EXERCISE OBJECTIVE: Quote every line as written. Omit pictures.

[START SUPPLIED INFORMATION]

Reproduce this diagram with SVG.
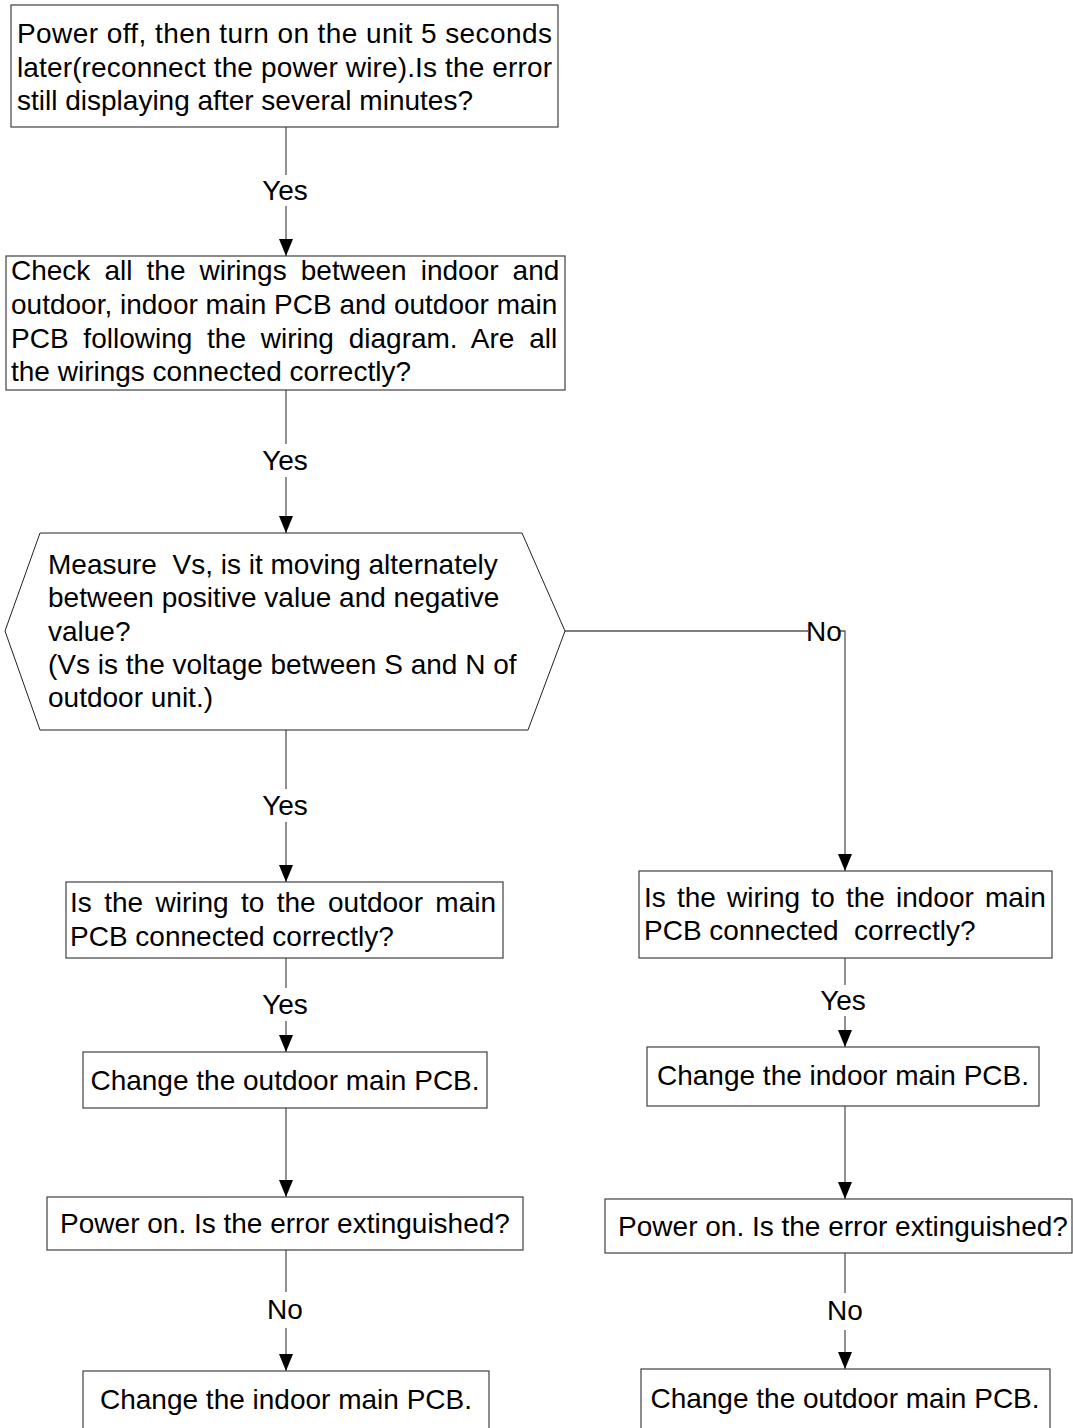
<svg xmlns="http://www.w3.org/2000/svg" width="1073" height="1428" viewBox="0 0 1073 1428">
<style>
text{font-family:"Liberation Sans",Arial,sans-serif;font-size:28px;fill:#000}
.box{fill:#fff;stroke:#404040;stroke-width:1.2}
.hex{fill:#fff;stroke:#222;stroke-width:1}
.c{fill:none;stroke:#555;stroke-width:1.3}
.lbl{text-anchor:middle}
.mid{text-anchor:middle}
</style>
<defs>
<marker id="ad" markerUnits="userSpaceOnUse" markerWidth="17" markerHeight="14" refX="17" refY="7" orient="auto" viewBox="0 0 17 14">
<path d="M0,0 L17,7 L0,14 Z" fill="#000"/>
</marker>
</defs>
<rect width="1073" height="1428" fill="#fff"/>

<g id="connectors">
<line class="c" x1="286" y1="127" x2="286" y2="175"/>
<line class="c" x1="286" y1="206" x2="286" y2="256" marker-end="url(#ad)"/>
<text class="lbl" x="285" y="200">Yes</text>

<line class="c" x1="286" y1="390" x2="286" y2="444"/>
<line class="c" x1="286" y1="477" x2="286" y2="533" marker-end="url(#ad)"/>
<text class="lbl" x="285" y="470">Yes</text>

<line class="c" x1="286" y1="730" x2="286" y2="789"/>
<line class="c" x1="286" y1="822" x2="286" y2="882" marker-end="url(#ad)"/>
<text class="lbl" x="285" y="815">Yes</text>

<polyline class="c" points="565,631 808,631"/>
<polyline class="c" points="840,631 845,631 845,871" marker-end="url(#ad)"/>
<text class="lbl" x="824" y="641">No</text>

<line class="c" x1="286" y1="958" x2="286" y2="988"/>
<line class="c" x1="286" y1="1021" x2="286" y2="1052" marker-end="url(#ad)"/>
<text class="lbl" x="285" y="1014">Yes</text>

<line class="c" x1="286" y1="1108" x2="286" y2="1197" marker-end="url(#ad)"/>

<line class="c" x1="286" y1="1250" x2="286" y2="1292"/>
<line class="c" x1="286" y1="1328" x2="286" y2="1371" marker-end="url(#ad)"/>
<text class="lbl" x="285" y="1319">No</text>

<line class="c" x1="845" y1="958" x2="845" y2="985"/>
<line class="c" x1="845" y1="1016" x2="845" y2="1047" marker-end="url(#ad)"/>
<text class="lbl" x="843" y="1010">Yes</text>

<line class="c" x1="845" y1="1106" x2="845" y2="1199" marker-end="url(#ad)"/>

<line class="c" x1="845" y1="1253" x2="845" y2="1293"/>
<line class="c" x1="845" y1="1330" x2="845" y2="1369" marker-end="url(#ad)"/>
<text class="lbl" x="845" y="1320">No</text>
</g>

<g id="n1">
<rect class="box" x="11" y="5" width="547" height="122"/>
<text x="17" y="43" textLength="535" lengthAdjust="spacing">Power off, then turn on the unit 5 seconds</text>
<text x="17" y="77" textLength="535" lengthAdjust="spacing">later(reconnect the power wire).Is the error</text>
<text x="17" y="110">still displaying after several minutes?</text>
</g>

<g id="n2">
<rect class="box" x="6" y="256" width="559" height="134"/>
<text x="11" y="280" word-spacing="6.3">Check all the wirings between indoor and</text>
<text x="11" y="314">outdoor, indoor main PCB and outdoor main</text>
<text x="11" y="348" word-spacing="7">PCB following the wiring diagram. Are all</text>
<text x="11" y="381">the wirings connected correctly?</text>
</g>

<g id="n3">
<polygon class="hex" points="40,533 522,533 565,631 528,730 40,730 5,631"/>
<text x="48" y="574" xml:space="preserve">Measure  Vs, is it moving alternately</text>
<text x="48" y="607">between positive value and negative</text>
<text x="48" y="641">value?</text>
<text x="48" y="674">(Vs is the voltage between S and N of</text>
<text x="48" y="707">outdoor unit.)</text>
</g>

<g id="n4">
<rect class="box" x="66" y="882" width="437" height="76"/>
<text x="70" y="912" word-spacing="4.6">Is the wiring to the outdoor main</text>
<text x="70" y="946">PCB connected correctly?</text>
</g>

<g id="n5">
<rect class="box" x="83" y="1052" width="404" height="56"/>
<text class="mid" x="285" y="1090">Change the outdoor main PCB.</text>
</g>

<g id="n6">
<rect class="box" x="47" y="1197" width="476" height="53"/>
<text class="mid" x="285" y="1233">Power on. Is the error extinguished?</text>
</g>

<g id="n7">
<rect class="box" x="83" y="1371" width="406" height="62"/>
<text class="mid" x="286" y="1409">Change the indoor main PCB.</text>
</g>

<g id="n8">
<rect class="box" x="639" y="871" width="413" height="87"/>
<text x="644" y="907" word-spacing="3.4">Is the wiring to the indoor main</text>
<text x="644" y="940" xml:space="preserve">PCB connected  correctly?</text>
</g>

<g id="n9">
<rect class="box" x="647" y="1047" width="392" height="59"/>
<text class="mid" x="843" y="1085">Change the indoor main PCB.</text>
</g>

<g id="n10">
<rect class="box" x="605" y="1199" width="467" height="54"/>
<text class="mid" x="843" y="1236">Power on. Is the error extinguished?</text>
</g>

<g id="n11">
<rect class="box" x="641" y="1369" width="409" height="64"/>
<text class="mid" x="845" y="1408">Change the outdoor main PCB.</text>
</g>
</svg>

[END SUPPLIED INFORMATION]

RESULT OF THIS TASK:
Reproduce this diagram with SVG.
<svg xmlns="http://www.w3.org/2000/svg" width="1073" height="1428" viewBox="0 0 1073 1428">
<style>
text{font-family:"Liberation Sans",Arial,sans-serif;font-size:28px;fill:#000}
.box{fill:#fff;stroke:#404040;stroke-width:1.2}
.hex{fill:#fff;stroke:#222;stroke-width:1}
.c{fill:none;stroke:#555;stroke-width:1.3}
.lbl{text-anchor:middle}
.mid{text-anchor:middle}
</style>
<defs>
<marker id="ad" markerUnits="userSpaceOnUse" markerWidth="17" markerHeight="14" refX="17" refY="7" orient="auto" viewBox="0 0 17 14">
<path d="M0,0 L17,7 L0,14 Z" fill="#000"/>
</marker>
</defs>
<rect width="1073" height="1428" fill="#fff"/>

<g id="connectors">
<line class="c" x1="286" y1="127" x2="286" y2="175"/>
<line class="c" x1="286" y1="206" x2="286" y2="256" marker-end="url(#ad)"/>
<text class="lbl" x="285" y="200">Yes</text>

<line class="c" x1="286" y1="390" x2="286" y2="444"/>
<line class="c" x1="286" y1="477" x2="286" y2="533" marker-end="url(#ad)"/>
<text class="lbl" x="285" y="470">Yes</text>

<line class="c" x1="286" y1="730" x2="286" y2="789"/>
<line class="c" x1="286" y1="822" x2="286" y2="882" marker-end="url(#ad)"/>
<text class="lbl" x="285" y="815">Yes</text>

<polyline class="c" points="565,631 808,631"/>
<polyline class="c" points="840,631 845,631 845,871" marker-end="url(#ad)"/>
<text class="lbl" x="824" y="641">No</text>

<line class="c" x1="286" y1="958" x2="286" y2="988"/>
<line class="c" x1="286" y1="1021" x2="286" y2="1052" marker-end="url(#ad)"/>
<text class="lbl" x="285" y="1014">Yes</text>

<line class="c" x1="286" y1="1108" x2="286" y2="1197" marker-end="url(#ad)"/>

<line class="c" x1="286" y1="1250" x2="286" y2="1292"/>
<line class="c" x1="286" y1="1328" x2="286" y2="1371" marker-end="url(#ad)"/>
<text class="lbl" x="285" y="1319">No</text>

<line class="c" x1="845" y1="958" x2="845" y2="985"/>
<line class="c" x1="845" y1="1016" x2="845" y2="1047" marker-end="url(#ad)"/>
<text class="lbl" x="843" y="1010">Yes</text>

<line class="c" x1="845" y1="1106" x2="845" y2="1199" marker-end="url(#ad)"/>

<line class="c" x1="845" y1="1253" x2="845" y2="1293"/>
<line class="c" x1="845" y1="1330" x2="845" y2="1369" marker-end="url(#ad)"/>
<text class="lbl" x="845" y="1320">No</text>
</g>

<g id="n1">
<rect class="box" x="11" y="5" width="547" height="122"/>
<text x="17" y="43" textLength="535" lengthAdjust="spacing">Power off, then turn on the unit 5 seconds</text>
<text x="17" y="77" textLength="535" lengthAdjust="spacing">later(reconnect the power wire).Is the error</text>
<text x="17" y="110">still displaying after several minutes?</text>
</g>

<g id="n2">
<rect class="box" x="6" y="256" width="559" height="134"/>
<text x="11" y="280" word-spacing="6.3">Check all the wirings between indoor and</text>
<text x="11" y="314">outdoor, indoor main PCB and outdoor main</text>
<text x="11" y="348" word-spacing="7">PCB following the wiring diagram. Are all</text>
<text x="11" y="381">the wirings connected correctly?</text>
</g>

<g id="n3">
<polygon class="hex" points="40,533 522,533 565,631 528,730 40,730 5,631"/>
<text x="48" y="574" xml:space="preserve">Measure  Vs, is it moving alternately</text>
<text x="48" y="607">between positive value and negative</text>
<text x="48" y="641">value?</text>
<text x="48" y="674">(Vs is the voltage between S and N of</text>
<text x="48" y="707">outdoor unit.)</text>
</g>

<g id="n4">
<rect class="box" x="66" y="882" width="437" height="76"/>
<text x="70" y="912" word-spacing="4.6">Is the wiring to the outdoor main</text>
<text x="70" y="946">PCB connected correctly?</text>
</g>

<g id="n5">
<rect class="box" x="83" y="1052" width="404" height="56"/>
<text class="mid" x="285" y="1090">Change the outdoor main PCB.</text>
</g>

<g id="n6">
<rect class="box" x="47" y="1197" width="476" height="53"/>
<text class="mid" x="285" y="1233">Power on. Is the error extinguished?</text>
</g>

<g id="n7">
<rect class="box" x="83" y="1371" width="406" height="62"/>
<text class="mid" x="286" y="1409">Change the indoor main PCB.</text>
</g>

<g id="n8">
<rect class="box" x="639" y="871" width="413" height="87"/>
<text x="644" y="907" word-spacing="3.4">Is the wiring to the indoor main</text>
<text x="644" y="940" xml:space="preserve">PCB connected  correctly?</text>
</g>

<g id="n9">
<rect class="box" x="647" y="1047" width="392" height="59"/>
<text class="mid" x="843" y="1085">Change the indoor main PCB.</text>
</g>

<g id="n10">
<rect class="box" x="605" y="1199" width="467" height="54"/>
<text class="mid" x="843" y="1236">Power on. Is the error extinguished?</text>
</g>

<g id="n11">
<rect class="box" x="641" y="1369" width="409" height="64"/>
<text class="mid" x="845" y="1408">Change the outdoor main PCB.</text>
</g>
</svg>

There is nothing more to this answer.